En 1965, la direction de l’hôpital fut confiée à Baldassarre Buffa, alors maire de Vercelli. L’établissement continua de fonctionner jusqu’en 1978, année de l’application de la loi Basaglia, qui entraîna la fermeture progressive de tous les hôpitaux psychiatriques en Italie.
L’asile resta cependant partiellement en activité jusqu’en 1991. Durant cette période, certains pavillons furent utilisés pour héberger des communautés d’anciens patients dans le cadre de programmes de réinsertion sociale. Une fois définitivement abandonné, le site connut un lent processus de dégradation.

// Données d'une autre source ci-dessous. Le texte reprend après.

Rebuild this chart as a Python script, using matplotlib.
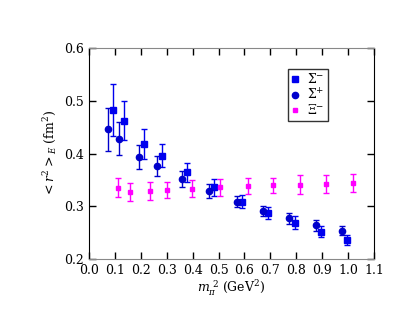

Dès qu’on a franchi le seuil du bâtiment principal, une odeur nous a saisis. Celle de l’humidité, tenace, épaisse, presque organique. Elle s’infiltrait dans les narines, se collait aux vêtements, nous ralentissait comme une main invisible posée sur l’épaule. Les murs suintaient encore, couverts de taches de moisissure et de peinture écaillée. Cette odeur — mélange de poussière, de médicaments, de passé en décomposition — provoquait un malaise diffus, une sorte de paralysie intérieure.

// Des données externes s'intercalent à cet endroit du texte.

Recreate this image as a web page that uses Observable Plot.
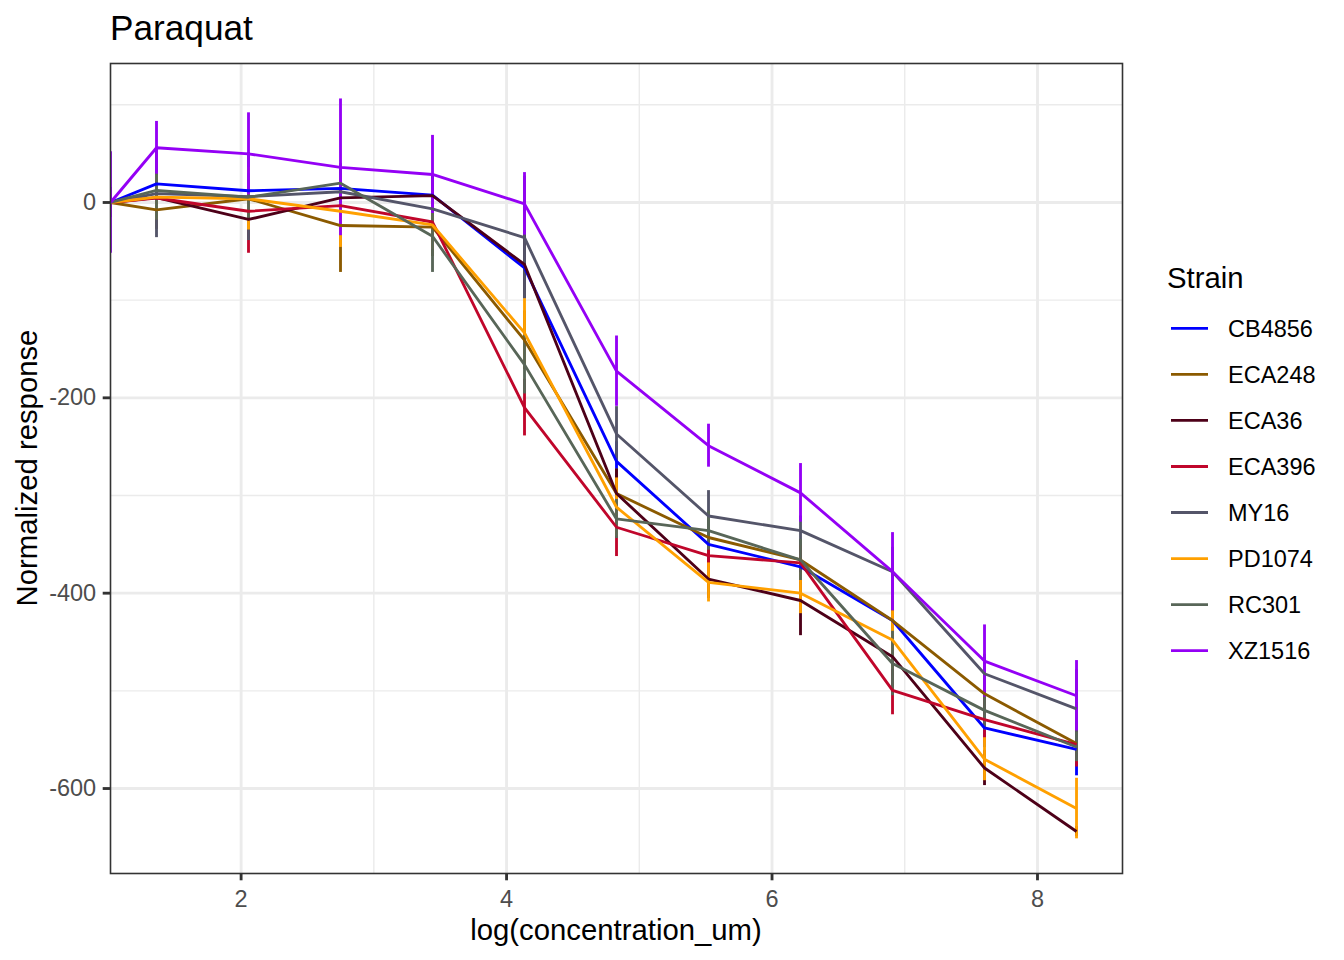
<!DOCTYPE html>
<html><head><meta charset="utf-8">
<script src="https://cdn.jsdelivr.net/npm/d3@7"></script>
<script src="https://cdn.jsdelivr.net/npm/@observablehq/plot@0.6"></script>
<style>
body{margin:0;background:#fff;}
#chart svg{display:block;}
</style></head><body><div id="chart"></div>
<script>
const strains = ["CB4856","ECA248","ECA36","ECA396","MY16","PD1074","RC301","XZ1516"];
const strainColors = ["#0000FF","#8B5A00","#4D0018","#C0062B","#545569","#FFA000","#586658","#9400F5"];
const concentrations = [0, 3.90625, 7.8125, 15.625, 31.25, 62.5, 125, 250, 500, 1000, 2000, 4000];

const meanCB4856 = [0, 19, 12, 14.5, 7.5, -67, -265, -350, -373, -428, -538, -560];
const meanECA248 = [0, -7.5, 3.8, -23.6, -25.3, -141, -298, -343, -366, -428, -503, -554];
const meanECA36  = [0, 5, -17.4, 4.8, 7, -63.5, -298, -385.5, -407.5, -465, -579, -644];
const meanECA396 = [0, 4.6, -9, -3.2, -20, -210, -332.5, -361.5, -369, -499.5, -529.5, -555];
const meanMY16   = [0, 9, 6, 11, -6.5, -36, -237, -321, -336, -378, -482.5, -518.5];
const meanPD1074 = [0, 5.5, 3.8, -9, -23, -133.5, -312, -389, -400, -448, -570, -620.5];
const meanRC301  = [0, 12.3, 5.4, 19.8, -34.6, -166, -324, -336, -366, -472, -520, -557.5];
const meanXZ1516 = [0, 56, 49.8, 36, 28.7, -1.4, -172.7, -249, -297.3, -378, -469.5, -505];

const sdCB4856 = [15, 12, 15, 15, 15, 25, 20, 18, 18, 20, 20, 27];
const sdECA248 = [10, 20, 20, 48, 30, 30, 25, 20, 20, 25, 20, 20];
const sdECA36  = [10, 15, 20, 15, 20, 35, 25, 20, 36, 20, 18, 5];
const sdECA396 = [15, 15, 43, 20, 20, 29, 30, 20, 20, 25, 24, 23];
const sdMY16   = [15, 45, 45, 25, 30, 63, 28, 26, 15, 25, 20, 40];
const sdPD1074 = [10, 23, 32, 37, 25, 35, 30, 20, 21, 30, 22, 31];
const sdRC301  = [10, 30, 24, 20, 37, 30, 20, 20, 21, 33, 20, 15];
const sdXZ1516 = [52, 27, 42, 70, 40, 32, 36, 22, 30, 40, 37, 36];

const xTicks = [2, 4, 6, 8];
const xMinor = [3, 5, 7];
const yTicks = [0, -200, -400, -600];
const yMinor = [100, -100, -300, -500];
const xDomain = [1.016, 8.6405];
const yDomain = [-687, 142.3];

const meanSeries = [meanCB4856, meanECA248, meanECA36, meanECA396, meanMY16, meanPD1074, meanRC301, meanXZ1516];
const sdSeries = [sdCB4856, sdECA248, sdECA36, sdECA396, sdMY16, sdPD1074, sdRC301, sdXZ1516];

const table = [];
strains.forEach((s, si) => {
  concentrations.forEach((c, ci) => {
    const m = meanSeries[si][ci], sd = sdSeries[si][ci];
    table.push({strain: s, x: c > 0 ? Math.log(c) : xDomain[0], mean: m, lo: m - sd, hi: m + sd});
  });
});

const FONT = "Liberation Sans, Arial, Helvetica, sans-serif";
const W = 1344, H = 960, ML = 110, MR = 222, MT = 63, MB = 87;

const svg = Plot.plot({
  width: W, height: H,
  marginLeft: ML, marginRight: MR, marginTop: MT, marginBottom: MB,
  x: {domain: xDomain},
  y: {domain: yDomain},
  color: {domain: strains, range: strainColors},
  style: {fontFamily: FONT, background: "white", overflow: "visible"},
  marks: [
    Plot.ruleX(xMinor, {stroke: "#EBEBEB", strokeWidth: 1.42}),
    Plot.ruleY(yMinor, {stroke: "#EBEBEB", strokeWidth: 1.42}),
    Plot.ruleX(xTicks, {stroke: "#EBEBEB", strokeWidth: 2.85}),
    Plot.ruleY(yTicks, {stroke: "#EBEBEB", strokeWidth: 2.85}),
    Plot.ruleX(table, {x: "x", y1: "lo", y2: "hi", stroke: "strain", strokeWidth: 2.85, strokeLinecap: "butt", clip: true}),
    Plot.line(table, {x: "x", y: "mean", z: "strain", stroke: "strain", strokeWidth: 2.85, strokeLinecap: "butt", strokeLinejoin: "round", clip: true}),
    Plot.frame({stroke: "#333333", strokeWidth: 1.6}),
    Plot.axisX({ticks: xTicks, tickSize: 7.3, tickPadding: 10, fontSize: 23.5, stroke: "#333333", fill: "#4D4D4D", strokeWidth: 2.85, label: null, tickFormat: d => String(d)}),
    Plot.axisY({ticks: yTicks, tickSize: 7.3, tickPadding: 7, fontSize: 23.5, stroke: "#333333", fill: "#4D4D4D", strokeWidth: 2.85, label: null, tickFormat: d => String(d)})
  ]
});

document.getElementById("chart").appendChild(svg);

const g = d3.select(svg).append("g").attr("font-family", FONT).attr("text-anchor", "start");
// Title
g.append("text").attr("x", ML).attr("y", 40).attr("text-anchor", "start").attr("font-size", 35.2).attr("fill", "black").text("Paraquat");
// Axis titles
g.append("text").attr("x", ML + (W - ML - MR) / 2).attr("y", 940).attr("text-anchor", "middle")
  .attr("font-size", 29.3).attr("fill", "black").text("log(concentration_um)");
g.append("text").attr("transform", `translate(37,${MT + (H - MT - MB) / 2}) rotate(-90)`).attr("text-anchor", "middle")
  .attr("font-size", 29.3).attr("fill", "black").text("Normalized response");
// Legend
const lg = g.append("g");
lg.append("text").attr("x", 1167).attr("y", 288.3).attr("text-anchor", "start").attr("font-size", 29.3).attr("fill", "black").text("Strain");
strains.forEach((s, i) => {
  const yy = 328.3 + i * 46.05;
  lg.append("line").attr("x1", 1171).attr("x2", 1208).attr("y1", yy).attr("y2", yy)
    .attr("stroke", strainColors[i]).attr("stroke-width", 2.85);
  lg.append("text").attr("x", 1228).attr("y", yy + 8.4).attr("text-anchor", "start").attr("font-size", 23.5).attr("fill", "black").text(s);
});
</script>
</body></html>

Et puis, il y avait l’immensité. Le site compte une vingtaine de bâtiments, tous semblables, disposés comme un petit village fantôme. Des ailes entières d’hôpital, reliées par d’interminables couloirs, bordés de cellules identiques. Les portes, désormais arrachées ou grandes ouvertes, formaient des enfilades de vides béants. À chaque pas, la même désolation, la même géométrie implacable.


Au centre, une petite église. Ses fresques, rongées par le temps, s’effritent, mais elles laissent deviner encore une part de leur éclat d’autrefois.


En me dirigeant vers l’ouest, j’ai découvert le pavillon Carlo Forlanini. C’est sans doute l’endroit le plus saisissant. Ici étaient enfermés les patients les plus sévèrement atteints. Les pièces sont minuscules, parfois si étroites qu’on imagine à peine comment un homme pouvait y passer ses journées.

Dans le sous-sol, l’atmosphère est plus lourde encore : c’est là que se seraient pratiqués les électrochocs. On a presque l’impression d’entendre les échos de cette époque où la douleur était perçue comme une thérapie.

Au sol, les traces d’un passé sinistre. Des revues de psychiatrie ouvertes sur des pages jaunies, des camisoles de force déchirées, des fauteuils roulants à demi rouillés. Dans une salle de soins, une boîte métallique contenant encore des flacons d’anciens médicaments. Plus loin, un électroencéphalographe, oublié là comme une relique d’un autre siècle.


Les autres bâtiments révèlent une autre facette : la rééducation. On y trouve les restes d’un auditorium, d’un théâtre, d’une salle de sport. Tout était pensé pour donner l’illusion d’une vie sociale, d’un cadre plus humain. Il y avait même un espace réservé aux enfants et une zone d’accueil pour les familles.


Dans les pièces a office de bureau, des dossiers médicaux gisaient dans l’eau stagnante ou dans la poussière. L’encre avait parfois disparu, mais les noms, certains noms, tenaient bon. Ils luttaient contre l’oubli, griffonnés d’une écriture ancienne, penchée, presque élégante malgré l’horreur.


Et ce silence… Le silence d’un asile n’est pas celui d’une école abandonnée ou d’une usine vide. C’est un silence habité. Un négatif sonore. Il évoque tout ce qui a été crié ici. Des supplications, des colères, des prières. Des bruits de chaînes, de pas précipités, de portes qui claquent. Aujourd’hui, tout est figé, mais le lieu conserve leur empreinte. Un parfum lourd, un résidu de détresse. Un silence qui serre la gorge.


L’air était lourd d’histoires. De ces lieux où la souffrance psychique se heurtait aux limites d’un système dépassé.